R&L: Once environmental issues have been thought through according to the theological framework you suggest, how should our economics be affected?

Royal: Some very powerful environmental currents pit ecology against economics. I like to point out that they are both sciences of the household (oikos, in Greek). Some industries surely are irresponsible and exploitative, but, by and large, markets will be the path to better environmental behavior. Markets are far more efficient than the alternatives–a fact that the dirty old Soviet system, which had thousands of environmental regulations, proved beyond doubt. This efficiency will save resources. Furthermore, entrepreneurship will carry into every part of the world the technological innovations that will make the human impact on nature lighter. So the ecologist and the entrepreneur will often be found on the same side of the struggle in the future.

R&L: And how should our politics be affected?

Royal: Governments are helpful in enforcing laws that protect one entity from damaging another’s property through pollution. They can also help in setting aside wilderness, simply because most people find it valuable and wish to preserve it for both aesthetic and environmental reasons. Governments can also foster market situations that encourage innovations good for the environment. Regulation, by contrast, has too many unintended consequences, as we have seen in the Endangered Species Act and the absurdities of the Superfund.

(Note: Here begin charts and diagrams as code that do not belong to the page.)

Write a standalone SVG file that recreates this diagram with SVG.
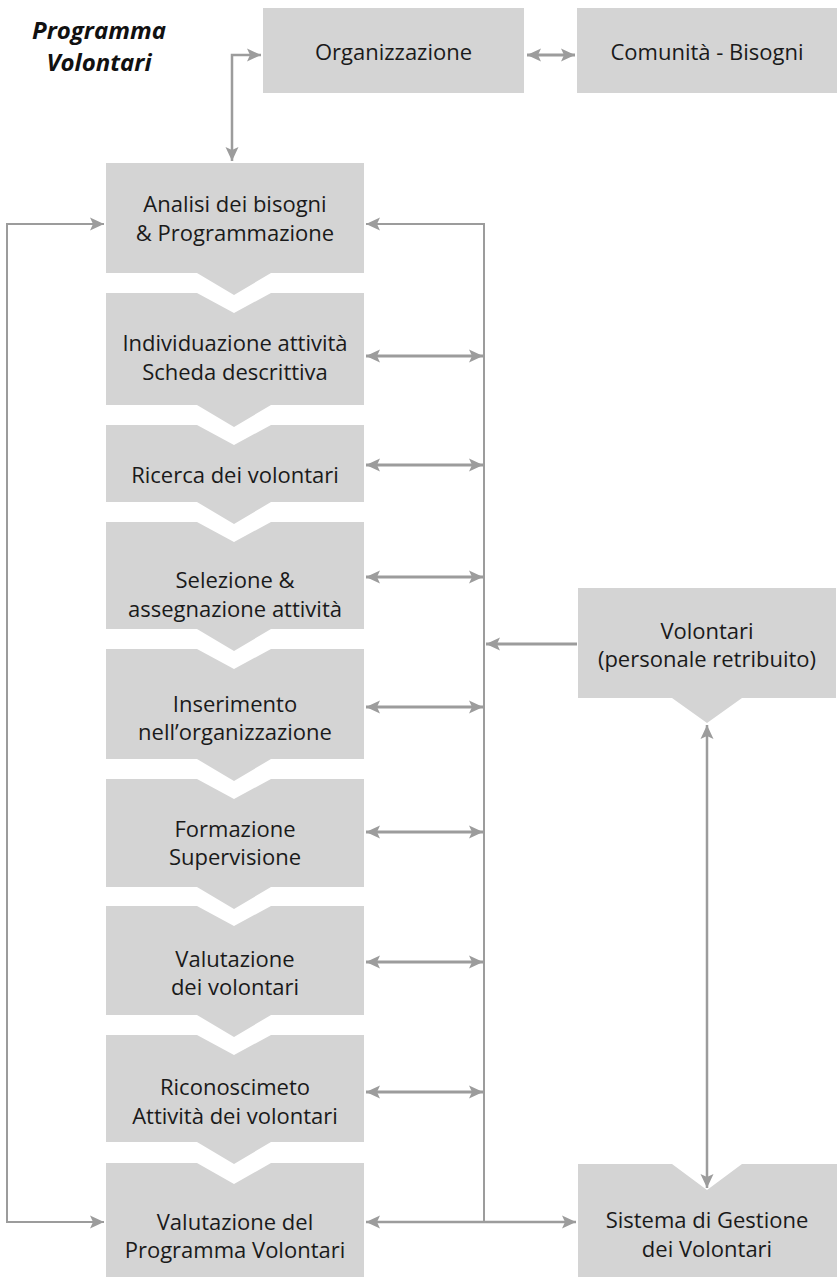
<svg xmlns="http://www.w3.org/2000/svg" width="840" height="1287" viewBox="0 0 840 1287">
<style>
.box{fill:#d4d4d4;}
.t{font-family:"Open Sans","Noto Sans","Liberation Sans",sans-serif;font-size:22px;fill:#1a1a1a;text-anchor:middle;}
.title{font-family:"Open Sans","Noto Sans","Liberation Sans",sans-serif;font-size:24px;font-weight:bold;font-style:italic;fill:#111;text-anchor:middle;}
.c{fill:none;stroke:#9c9c9c;stroke-width:2.5;}
.thin{stroke-width:2;}
.thick{stroke-width:3;}
</style>
<defs>
<marker id="ah" viewBox="0 0 14 14" refX="14" refY="7" markerWidth="14" markerHeight="14" markerUnits="userSpaceOnUse" orient="auto-start-reverse">
<path d="M0,0.5 L14,7 L0,13.5 L3,7 z" fill="#9c9c9c"/>
</marker>
</defs>
<rect width="840" height="1287" fill="#ffffff"/>
<g id="title">
<text class="title" x="99" y="39">Programma</text>
<text class="title" x="99" y="71">Volontari</text>
</g>
<g id="connectors">
<path class="c" d="M232,161 L232,55 L261,55" marker-start="url(#ah)" marker-end="url(#ah)"/>
<path class="c thick" d="M527,55 L575,55" marker-start="url(#ah)" marker-end="url(#ah)"/>
<path class="c thin" d="M104,224 L7,224 L7,1222 L104,1222" marker-start="url(#ah)" marker-end="url(#ah)"/>
<path class="c thin" d="M366,224 L484,224 L484,1223" marker-start="url(#ah)"/>
<path class="c" d="M366,1222 L576,1222" marker-start="url(#ah)" marker-end="url(#ah)"/>
<path class="c thick" d="M366,356 L483,356" marker-start="url(#ah)" marker-end="url(#ah)"/>
<path class="c thick" d="M366,465 L483,465" marker-start="url(#ah)" marker-end="url(#ah)"/>
<path class="c thick" d="M366,577 L483,577" marker-start="url(#ah)" marker-end="url(#ah)"/>
<path class="c thick" d="M366,707 L483,707" marker-start="url(#ah)" marker-end="url(#ah)"/>
<path class="c thick" d="M366,832 L483,832" marker-start="url(#ah)" marker-end="url(#ah)"/>
<path class="c thick" d="M366,962 L483,962" marker-start="url(#ah)" marker-end="url(#ah)"/>
<path class="c thick" d="M366,1092 L483,1092" marker-start="url(#ah)" marker-end="url(#ah)"/>
<path class="c thick" d="M577,644 L486,644" marker-end="url(#ah)"/>
<path class="c" d="M707,725 L707,1188" marker-start="url(#ah)" marker-end="url(#ah)"/>
</g>
<g id="organizzazione">
<rect class="box" x="263" y="8" width="261" height="85"/>
<text class="t" x="393.5" y="60">Organizzazione</text>
</g>
<g id="comunita">
<rect class="box" x="577" y="8" width="260" height="85"/>
<text class="t" x="707" y="60">Comunità - Bisogni</text>
</g>
<g id="analisi">
<path class="box" d="M106,163 L364,163 L364,273 L271,273 L234,295 L197,273 L106,273 Z"/>
<text class="t" x="235" y="212">Analisi dei bisogni</text>
<text class="t" x="235" y="241">&amp; Programmazione</text>
</g>
<g id="individuazione">
<path class="box" d="M106,293 L197,293 L234,313 L271,293 L364,293 L364,405 L271,405 L234,427 L197,405 L106,405 Z"/>
<text class="t" x="235" y="351">Individuazione attività</text>
<text class="t" x="235" y="380">Scheda descrittiva</text>
</g>
<g id="ricerca">
<path class="box" d="M106,425 L197,425 L234,445 L271,425 L364,425 L364,502 L271,502 L234,524 L197,502 L106,502 Z"/>
<text class="t" x="235" y="483">Ricerca dei volontari</text>
</g>
<g id="selezione">
<path class="box" d="M106,522 L197,522 L234,542 L271,522 L364,522 L364,629 L271,629 L234,651 L197,629 L106,629 Z"/>
<text class="t" x="235" y="588">Selezione &amp;</text>
<text class="t" x="235" y="617">assegnazione attività</text>
</g>
<g id="inserimento">
<path class="box" d="M106,649 L197,649 L234,669 L271,649 L364,649 L364,759 L271,759 L234,781 L197,759 L106,759 Z"/>
<text class="t" x="235" y="712">Inserimento</text>
<text class="t" x="235" y="740">nell’organizzazione</text>
</g>
<g id="formazione">
<path class="box" d="M106,779 L197,779 L234,799 L271,779 L364,779 L364,887 L271,887 L234,909 L197,887 L106,887 Z"/>
<text class="t" x="235" y="837">Formazione</text>
<text class="t" x="235" y="865">Supervisione</text>
</g>
<g id="valutazione-volontari">
<path class="box" d="M106,906 L197,906 L234,926 L271,906 L364,906 L364,1015 L271,1015 L234,1037 L197,1015 L106,1015 Z"/>
<text class="t" x="235" y="967">Valutazione</text>
<text class="t" x="235" y="995">dei volontari</text>
</g>
<g id="riconoscimento">
<path class="box" d="M106,1035 L197,1035 L234,1055 L271,1035 L364,1035 L364,1142 L271,1142 L234,1164 L197,1142 L106,1142 Z"/>
<text class="t" x="235" y="1095">Riconoscimeto</text>
<text class="t" x="235" y="1124">Attività dei volontari</text>
</g>
<g id="valutazione-programma">
<path class="box" d="M106,1163 L197,1163 L234,1184 L271,1163 L364,1163 L364,1277 L106,1277 Z"/>
<text class="t" x="235" y="1230">Valutazione del</text>
<text class="t" x="235" y="1258">Programma Volontari</text>
</g>
<g id="volontari">
<path class="box" d="M578,588 L836,588 L836,698 L742,698 L707,723 L672,698 L578,698 Z"/>
<text class="t" x="707" y="639">Volontari</text>
<text class="t" x="707" y="667">(personale retribuito)</text>
</g>
<g id="sistema">
<path class="box" d="M578,1164 L672,1164 L707,1190 L742,1164 L837,1164 L837,1277 L578,1277 Z"/>
<text class="t" x="707" y="1228">Sistema di Gestione</text>
<text class="t" x="707" y="1257">dei Volontari</text>
</g>
</svg>
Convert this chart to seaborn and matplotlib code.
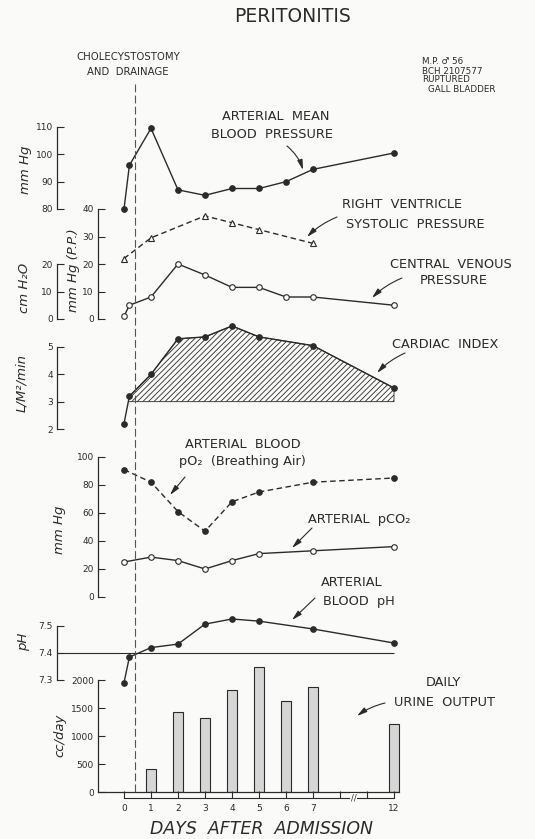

R&L: In the course of your book, you strive to make the case for “intelligent development.” How does it differ from “sustainable development”?

Royal: I put God first, human beings second, then nature. Unfortunately, some of the large foundations and international agencies lately have put a straightjacket on practices they deem unsustainable, while people in the developing world languish for lack of food and economic growth. We can afford some unsustainability in certain parts of the world if we intelligently calculate that it can be offset by the overall benefits that accrue.

Anyone happening upon Japan or Hong Kong for the first time, for example, would think that such countries are teetering on the brink of collapse. They do not grow enough food for their people and seem to be overdeveloped in the industrial and economic sectors. They do not collapse, however, because they are wealthy enough to compensate for what might seem to be imbalances by participating in global markets. We need to seize carefully and intelligently the opportunities that exist for people to lift themselves out of poverty. Simply requiring a given area to practice “sustainability” is to neglect some of the intelligence that God has given us.

R&L: You use the biblical concept of wisdom to describe what should be the hallmark of Christian thinking about the environment. What does this entail?

Royal: Wisdom comes from God. No one possesses it absolutely. But, at the very least, wisdom would counsel us to recognize that we cannot solve all problems in this world and that we must often be content with inescapable tradeoffs. So we should say our prayers, sincerely bring all our gifts to the problems at hand, and recognize that success or failure ultimately lies elsewhere. Biblical believers, however, can at least be hopeful, for God does not abandon his people.

R&L: Further, you seem to intimate that the Christian’s posture toward creation should be one of wonder. What form should this take?

Royal: It is an old pagan as well as a biblical concept that wonder at creation is the beginning of wisdom. I think some people living in the very heart of one of our great modern megalopolises may be invaded by wonder, but many also need direct contact with nature and contemplation of its beauties. Almost everyone, for example, feels a certain peacefulness when contemplating the ocean. It may have something to do with our sense of the sea as the physical origin of life on earth. Who knows? But I think it would not hurt for many more people to make time to come into direct contact with nature, God’s other book of revelation. You do not have to hike Yosemite; you might just tend some flowers in your yard.

R&L: I understand that you recently started a new organization, the Faith and Reason Institute. How do you envision this organization playing a role the religious environmental debate?

Royal: As John Paul II has magnificently shown in his recent Encyclical Letter Faith and Reason, these two human traditions desperately need each other. Faith without reason is blind, and reason without faith becomes heartless. In addition, as the pope has pointed out, reason without faith tends to become narrow. One way to read the history of the environment is as a progressive narrowing of our notions of reason to mere instrumental aims. That is largely over now, but we still need faith and reason to be constantly challenging each other to look further into the richness of reality, to appreciate it more exactly. The Faith and Reason Institute will be doing that in a variety of fields, including science and environmentalism. Obviously, it is a big subject, but the perpetual effort to be faithful to everything that we can be and that we can know is the great drama of human life.